Vox: 3 experts explain why whistleblowers in the intelligence community are especially vulnerable

by Li Zhou

Original Version Read Here

Published on November 06, 2019

Vox: 3 experts explain why whistleblowers in the intelligence community are especially vulnerable

President Donald Trump this week made it clear — yet again — that he’d like to unmask the CIA whistleblower who filed a complaint about his conduct with Ukraine. Sen. Rand Paul (R-KY) threatened to do so as well.

“Do your job and print his name!” Paul said in a statement directed at the press this past weekend.

Trump’s fixation on exposing the whistleblower has major consequences: It could prevent others from coming forward and put this individual’s career at risk. Were this person’s identity to get out, they could be particularly vulnerable to professional retaliation because they’re a member of the intelligence community.

Intelligence community whistleblowers have limited recourse from a legal standpoint. Not only are there scant laws protecting them, experts told Vox, it’s also especially hard for them to fight back against any retaliation because they’re barred from talking about their work in a public capacity.

“Traditionally, the intelligence community — including agencies such as the CIA and NSA — have been hostile to any outside oversight and they operate in secrecy,” David Colapinto, a founding attorney of the National Whistleblower Center, tells Vox. “These agencies have viewed whistleblowing as risking the disclosure of classified information.”

Government officials in other agencies are able to more publicly discuss their complaints with the press, and bring them to other bodies within the government like the Office of Special Counsel, as well as the courts. But because of its emphasis on protecting sensitive data and government secrets, the intelligence community’s protections for whistleblowers are significantly less robust than those offered by other federal agencies.

When it was passed in 1998, the Intelligence Community Whistleblower Act laid out a process for people to legally file complaints, but didn’t detail any recourse for them if they were to face professional retaliation. It wasn’t until 2013 when former President Barack Obama issued a policy directive that an internal process was established for whistleblowers to sound the alarm if they felt they were being targeted professionally. (Aspects of this directive were also codified as law in 2014.)

Even then, the onus is still on the whistleblower to raise this concern in case they are fired, demoted, or lose their security clearance after they come forward about agency abuse or fraud. And there’s no guarantee their complaint will result in a potential job being reinstated, or a supervisor being penalized — a risk that many whistleblowers across different agencies face.

“Congress has been too deferential to the intelligence community generally,” says Mandy Smithberger, the director of defense information at the Project on Government Oversight. “Previous efforts to expand protections for whistleblowers were thwarted by the intelligence committees themselves, who sometimes see their role as protecting the intelligence community more than holding them accountable.”

Whistleblowers have to advocate for themselves in fights against retaliation

If a whistleblower in the intelligence community does face retaliation, they have to advocate for themselves. The main channel for doing so is via an internal complaint to the Intelligence Community’s Inspector General, an official who’s been appointed explicitly to scrutinize misconduct at government agencies.

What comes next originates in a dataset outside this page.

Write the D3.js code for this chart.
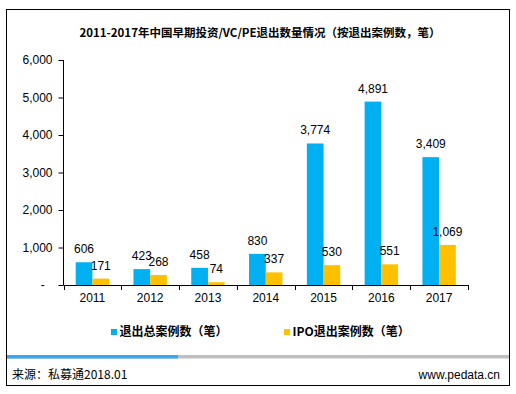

“The person must file a claim of retaliation with the relevant Inspector General. There is then an internal agency review of the claim,” says Liza Goitein, a co-director of the Liberty and National Security Program at the Brennan Center. If the Inspector General determines that the complaint is not credible, the whistleblower has an opportunity to appeal to an external review board.

Because of how sensitive the workings of the intelligence community are, the process for raising a retaliation complaint is incredibly opaque.

“The enforcement mechanisms for intelligence community employees are weak, the process is entirely internal to the intelligence community and there is no public transparency of this process,” says Colapinto.

There’s also the possibility of a potentially awkward conflict of interest, when the superiors who are instigating the retaliation, whether that’s a firing or demotion, are also involved in determining if it qualifies as an overreach in response to the whistleblower’s actions.

“It is … riddled with a huge conflict because the head of the agency that takes the retaliation ultimately gets to decide the whistleblower’s retaliation case,” Colapinto emphasizes.

What’s especially concerning in this case is that any retaliation that comes from the president is something that would need to be addressed outside of the standard complaint process.

“If the retaliation comes from the president there isn’t any executive branch entity that can hold him accountable; that will be up to Congress and the American people,” says Smithberger. In a standard retaliation complaint, the president would actually be the person who enforces the protections for the whistleblower, a set-up that’s unlikely to be effective as it relates to the current complaint against Trump.

Due to looming concerns about such retaliation and the few options whistleblowers have to combat it, House Intelligence Committee Chair Adam Schiff has said protecting this person’s identity is of “paramount concern.” “We are taking all the precautions,” Schiff said in an ABC interview. The whistleblower has said they are willing to respond to questions from House Republicans as well as those from the Majority, but some lawmakers including Rep. Jim Jordan (R-OH), have already suggested this isn’t enough of a commitment.